We’ll give the last word to a Mozilla staffer, Erin Kissane, who penned a tortured blog post before her boss stepped down:
“As a queer employee of Mozilla, I don’t actually feel particularly vulnerable, but I know many people in the wider community have been stung as well as intellectually offended by this choice. So my first duty is to them: to the people harmed. Neither Brendan nor our board have apologized for the ramifications of their actions, which is certainly their call. But I am sorry for the harm done. To everyone who has flinched away, and everyone re-traumatized by these events, I offer a complete and sincere apology: I have chosen to walk under this banner, and that makes me complicit, and I am so sorry for the pain I know this has caused…

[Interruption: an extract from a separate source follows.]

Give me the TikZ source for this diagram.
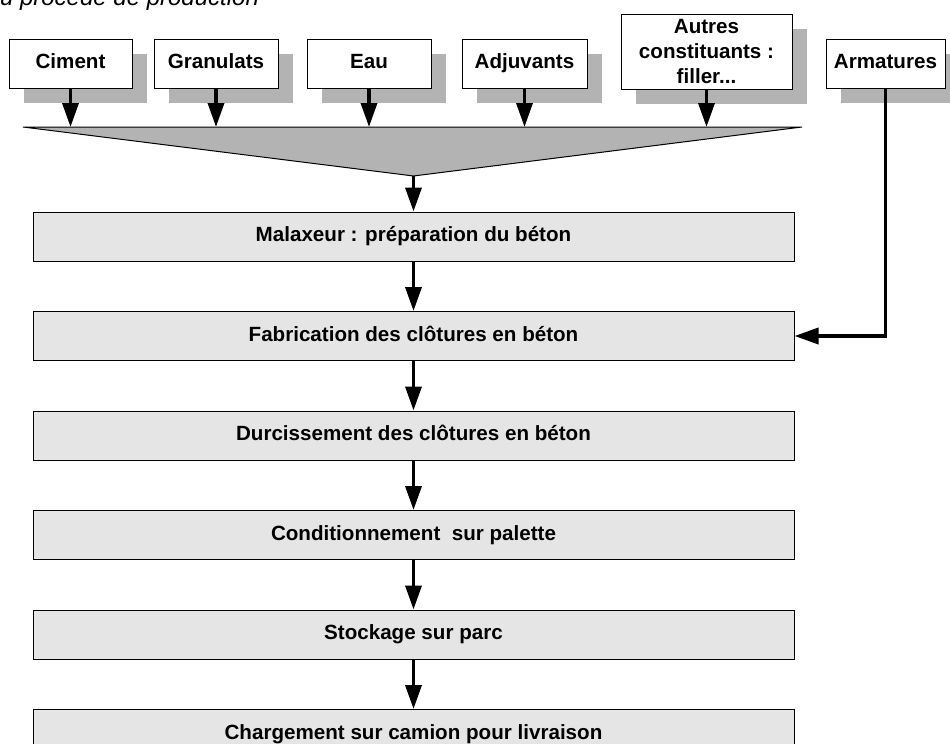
\documentclass[tikz,border=0pt]{standalone}
\usepackage{fontspec}
\setmainfont{Liberation Sans}
\usepackage{tikz}
\usetikzlibrary{arrows.meta,shadows,positioning}
\definecolor{boxgrey}{HTML}{E5E5E5}
\definecolor{shadowgrey}{HTML}{B3B3B3}

\begin{document}
\begin{tikzpicture}[
			x=0.5pt, y=-0.5pt,
			every node/.style={font=\fontsize{10.3}{12.5}\selectfont\bfseries},
			input/.style={draw, fill=white, line width=0.5pt, inner sep=0pt, minimum height=24.5pt, align=center,
				drop shadow={shadow xshift=7.5pt, shadow yshift=-7.5pt, fill=shadowgrey, opacity=1}},
			onerow/.style={text height=7.5pt, text depth=2.2pt},
			stage/.style={draw, fill=boxgrey, line width=0.5pt, inner sep=0pt, minimum width=380.5pt, minimum height=24.5pt,
				text height=7.5pt, text depth=2.2pt},
			flow/.style={line width=1.75pt, -{Triangle[length=12pt,width=8pt]}},
			node distance=24.75pt
			]
			\def\yin{63.5}
			\def\xs{413.5}

			\useasboundingbox (0,0) rectangle (950,744);

			\node[anchor=base east, font=\fontsize{12}{14}\selectfont\itshape] (titre) at (266,5) {du proc\'ed\'e de production};

			\node[input, onerow, minimum width=61.5pt] (ciment) at (70.5,\yin) {Ciment};
			\node[input, onerow, minimum width=62pt] (granulats) at (216,\yin) {Granulats};
			\node[input, onerow, minimum width=62pt] (eau) at (369,\yin) {Eau};
			\node[input, onerow, minimum width=62.5pt] (adjuvants) at (524.5,\yin) {Adjuvants};
			\node[input, minimum width=85.5pt, minimum height=37.5pt] (autres) at (706.5,51.5) {Autres\\constituants :\\filler...};
			\node[input, onerow, minimum width=59.5pt] (armatures) at (885.5,\yin) {Armatures};

			\coordinate (fleft) at (23,127);
			\coordinate (fright) at (802,127);
			\coordinate (apex) at (\xs,176);
			\draw[fill=shadowgrey, line width=0.5pt] (fleft) -- (fright) -- (apex) -- cycle;

			\foreach \n in {ciment,granulats,eau,adjuvants,autres}
				\draw[flow] (\n.south) -- (\n.south |- fleft);

			\node[stage] (malaxeur) at (\xs,236.5) {Malaxeur : pr\'eparation du b\'eton};
			\node[stage, below=of malaxeur] (fabrication) {Fabrication des cl\^otures en b\'eton};
			\node[stage, below=of fabrication] (durcissement) {Durcissement des cl\^otures en b\'eton};
			\node[stage, below=of durcissement] (conditionnement) {Conditionnement \ sur palette};
			\node[stage, below=of conditionnement] (stockage) {Stockage sur parc};
			\node[stage, below=of stockage] (chargement) {Chargement sur camion pour livraison};

			\draw[flow] (apex) -- (malaxeur.north);
			\draw[flow] (malaxeur.south) -- (fabrication.north);
			\draw[flow] (fabrication.south) -- (durcissement.north);
			\draw[flow] (durcissement.south) -- (conditionnement.north);
			\draw[flow] (conditionnement.south) -- (stockage.north);
			\draw[flow] (stockage.south) -- (chargement.north);
			\draw[flow] (armatures.south) |- (fabrication.east);

\end{tikzpicture}
\end{document}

“Brendan, I grew up in a very conservative religious home and many of the people I love the most can still be described as very religious and very conservative. I think your views on this issue are wrong, and that your actions have done harm, but I can no more caricature you as a terrible person driven by homophobia and hatred than I can break off relations with my cherished family members because they take actions similar to yours.”
Her conflicted stance underscores that this is not a clear-cut issue.